Journal (Eugène Delacroix)/24 juin 1848

Texte établi par Paul Flat, René PiotPlon (tome 1p. 377-378).

Dimanche 24 juin. — Mauvaise disposition dans la matinée. Essayé d’esquisser un Samson et une Dalila[1] : j’en suis resté au crayon blanc.

L’après-midi, j’ai été à la forêt, par l’entrée du maquis : je n’avais pas vu ce côté depuis l’année dernière. Je me suis mis en tête de faire un bouquet de fleurs des champs que j’ai formé à travers les halliers, au grand détriment de mes doigts et de mes habits écorchés par les épines ; cette promenade m’a paru délicieuse. La chaleur, qui avait été étouffante et orageuse dans la matinée, était d’une autre nature, et le soleil donnait à tout une gaieté que je ne trouvais pas autrefois au soleil couchant… Je suis, en vieillissant, moins susceptible des impressions plus que mélancoliques que me donnait l’aspect de la nature ; je m’en félicitais tout en cheminant.
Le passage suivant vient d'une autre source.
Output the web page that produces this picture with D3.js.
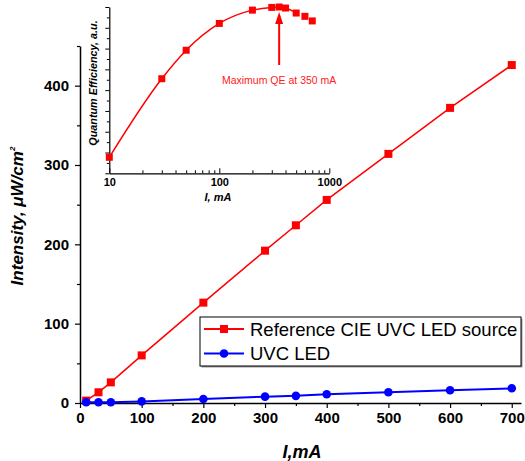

Quai-je donc perdu avec la jeunesse ?… Quelques illusions qui me remplissaient à la vérité et passagèrement d’un bonheur assez vif, mais qui étaient cause, par cela même, d’une amertume proportionnée.

En vieillissant, il faut bien s’apercevoir qu’il y a un masque sur presque toutes choses, mais on s’indigne moins contre cette apparence menteuse, et on s’accoutume à se contenter de ce qui se voit.

  1. Voir Catalogue Robaut, no 1238.